Apenas nos estados de Massachusetts e Nova Jersey se continua a verificar uma maioria de luso-americanos com uma única ancestralidade – 52,6% e 62,3%, respetivamente. Estes são estados de imigração não só antiga – tendo início no século 19 em Massachusetts e em New Jersey mais persistentemente nas primeiras décadas do século 20 – mas também de mais longa duração durante a onda de imigração pós-1960.
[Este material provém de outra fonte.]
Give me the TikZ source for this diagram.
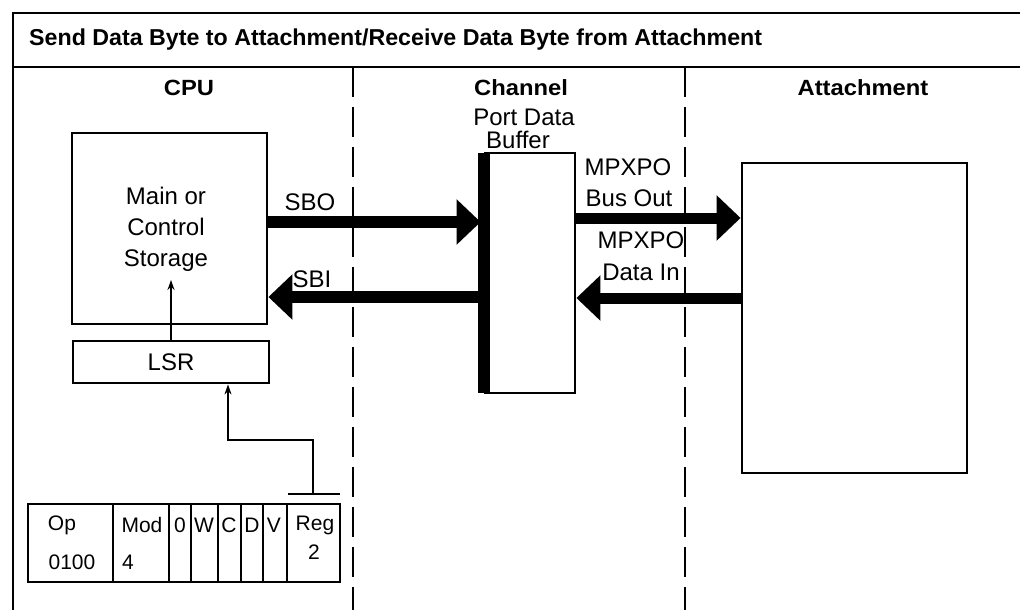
\documentclass[tikz,border=0pt]{standalone}
\usepackage{fontspec}
\setmainfont{Liberation Sans}
\usetikzlibrary{arrows.meta}
\tikzset{
  box/.style={draw, line width=2.8pt, inner sep=0pt, rectangle},
  lbl/.style={font=\fontsize{24}{31}\selectfont, inner sep=0pt, align=center},
  fmt/.style={font=\fontsize{21}{24}\selectfont, inner sep=0pt},
  hdr/.style={font=\fontsize{22}{26}\selectfont\bfseries, inner sep=0pt},
  frame/.style={line width=2.4pt},
  divider/.style={line width=2.4pt, dash pattern=on 30pt off 10pt},
  bus/.style={line width=12pt, -{Triangle[length=24pt,width=44pt]}},
  thin/.style={line width=1.6pt},
  thinarrow/.style={line width=1.6pt, -{Stealth[length=10pt,width=7pt]}},
}
\begin{document}
\begin{tikzpicture}[x=1pt,y=-1pt]
\useasboundingbox (0,0) rectangle (1020,610);
% frame
\coordinate (tl) at (13,13);
\coordinate (tr) at (1022,13);
\coordinate (bl) at (13,612);
\coordinate (sl) at (13,67);
\coordinate (sr) at (1022,67);
\draw[frame] (bl) -- (tl) -- (tr);
\draw[frame] (sl) -- (sr);
% title
\node[anchor=west, inner sep=0pt] (title) at (29,40)
  {\resizebox{733pt}{\height}{\fontsize{23}{26}\selectfont\bfseries Send Data Byte to Attachment/Receive Data Byte from Attachment}};
% headers
\node[hdr] (hcpu) at (189,88) {\scalebox{1.08}[1]{CPU}};
\node[hdr] (hch) at (521,88) {\scalebox{1.08}[1]{Channel}};
\node[hdr] (hat) at (863,88) {\scalebox{1.08}[1]{Attachment}};
% dividers
\coordinate (d1t) at (353,67);
\coordinate (d1b) at (353,612);
\coordinate (d2t) at (685,67);
\coordinate (d2b) at (685,612);
\draw[divider] (d1t) -- (d1b);
\draw[divider] (d2t) -- (d2b);
% CPU boxes
\node[box, minimum width=195pt, minimum height=191pt] (storage) at (169.5,228.5) {};
\node[lbl] (stxt) at (166,229) {Main or\\Control\\Storage};
\node[box, minimum width=196pt, minimum height=42pt, lbl] (lsr) at (171,362) {LSR};
% buffer
\node[box, minimum width=90pt, minimum height=240pt] (buffer) at (530,273) {};
\draw[line width=12pt] ([yshift=-1.4pt]buffer.north west) -- ([yshift=1.4pt]buffer.south west);
\node[lbl] (pdb1) at (524,117) {Port Data};
\node[lbl] (pdb2) at (518,140) {Buffer};
% attachment
\node[box, minimum width=225pt, minimum height=310pt] (attach) at (854.5,318) {};
% buses
\coordinate (sboS) at (storage.east |- 0,222);
\coordinate (sboE) at ([xshift=-3pt]buffer.west |- 0,222);
\draw[bus] (sboS) -- (sboE);
\node[lbl] (sbo) at (310,202) {SBO};
\coordinate (sbiS) at (buffer.west |- 0,297);
\coordinate (sbiE) at (storage.east |- 0,297);
\draw[bus] (sbiS) -- (sbiE);
\node[lbl] (sbi) at (312,279) {SBI};
\coordinate (boS) at (buffer.east |- 0,218);
\coordinate (boE) at (attach.west |- 0,218);
\draw[bus, line width=11pt] (boS) -- (boE);
\node[lbl] (m1) at (628,167) {MPXPO};
\node[lbl] (m2) at (629,198) {Bus Out};
\coordinate (diS) at (attach.west |- 0,298);
\coordinate (diE) at (buffer.east |- 0,298);
\draw[bus, line width=11pt] (diS) -- (diE);
\node[lbl] (m3) at (641,240) {MPXPO};
\node[lbl] (m4) at (641,272) {Data In};
% LSR to storage
\coordinate (lsrup) at (171,280);
\draw[thinarrow] (lsr.north) -- (lsrup);
% instruction format
\node[box, line width=2.6pt, minimum width=312pt, minimum height=78pt] (fmtbox) at (184,543) {};
\foreach \xx in {113,169,191,218,241,263,287} {
  \draw[line width=2pt] (\xx,504) -- (\xx,582);
}
\node[fmt] (op) at (62,525) {Op};
\node[fmt] (opv) at (72,562) {0100};
\node[fmt] (mod) at (142,525) {Mod};
\node[fmt] (modv) at (128,562) {4};
\node[fmt] (f0) at (180,525) {0};
\node[fmt] (fw) at (204,525) {W};
\node[fmt] (fc) at (229,525) {C};
\node[fmt] (fd) at (252,525) {D};
\node[fmt] (fv) at (274,525) {V};
\node[fmt] (reg) at (315,525) {Reg};
\node[fmt] (regv) at (314,552) {2};
% T-bar and path to LSR
\coordinate (tb1) at (288,494);
\coordinate (tb2) at (340,494);
\coordinate (tv) at (313,494);
\coordinate (bend1) at (313,440);
\coordinate (bend2) at (228,440);
\draw[thin] (tb1) -- (tb2);
\draw[thinarrow] (tv) -- (bend1) -- (bend2) -- (bend2 |- lsr.south);
\end{tikzpicture}
\end{document}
Estados, que designo de estados em transição, como Connecticut, Flórida, Nova York e Rhode Island (embora este último estado tenha padrões de imigração portuguesa semelhantes aos de Massachusetts), a percentagem de luso-americanos de ascendência única fica entre os 40% e 50%.
Em estados, como a Califórnia e especialmente o Havaí, caracterizados por imigração de Portugal mais antiga e de menor duração nas décadas pós-1960, uma minoria dos luso-americanos tem ascendência única (38,1% e 18,4% respetivamente).
Nos estados onde os luso-americanos se têm vindo a radicalizar mais recentemente, e onde há uma menor concentração étnica, como o Texas e o Washington, uma elevada maioria dos luso-americanos tem origens ancestrais múltiplas – 70% e 74.8%, respetivamente.
Análise a nível de cidades
Uma análise dos dados referentes a cidades (e uma vila) de elevada concentração geográfica de portugueses, fornece-nos uma visão mais completa dos padrões de endogamia e de exogamia entre os luso-americanos.
Em cidades dos estados de Massachusetts, Nova Jersey e Rhode Island, mais de 60% dos luso-americanos – e notavelmente 90% em Newark – têm uma só ascendência (Quadros 3, 4 e 5).
Em cidades da Califórnia, como San Diego, San Francisco e San José, as percentagens de luso-americanos com ancestralidade única já se encontram abaixo de 50% (Quadro 2).
As diferenças entre estados e cidades devem-se em parte aos padrões de imigração de portugueses para os Estados Unidos. Nas áreas de radicalização tradicional, remontando-se ao século 19, e onde a imigração oriunda de Portugal e de outras áreas da diáspora portuguesa se prolongou em maior volume até às últimas décadas do século 20, uma maioria dos luso-americanos tem ancestralidade única, verificando-se o reverso nos estados e cidades de imigração antiga, mas de menor assiduidade nas últimas décadas do século 20.
Outro fator, que explica as diferenças, relaciona-se com a concentração populacional dos luso-americanos. Nos estados e nas cidades onde a população luso-americana é menor, como acontece nos estados onde recentemente os luso-americanos se têm vindo a radicalizar, a probabilidade de casamento com uma pessoa da mesma etnia é bastante reduzida, sendo, ao contrário, mais provável em espaços onde residem muitos luso-americanos.
Os dados analisados neste artigo levam-nos a ponderar sobre a dimensão futura e a longevidade das comunidades diaspórias luso-americanas. Com um menor nível de imigração de Portugal, uma taxa de mortalidade crescente entre as gerações das décadas de 1960 e 1970, e ainda a prática de exogamia que se verifica entre os luso-descendentes, até que ponto, e por quantas gerações, se susterá a identidade luso-americana, bem como a dimensão e a densidade das nossas comunidades diaspórias nos Estados Unidos?
Fontes:
U.S. Census Bureau. 2020–2016 American Community Survey 5-Year Estimates.
U.S. Census Bureau. 2019 American Community Survey 1-Year Estimates.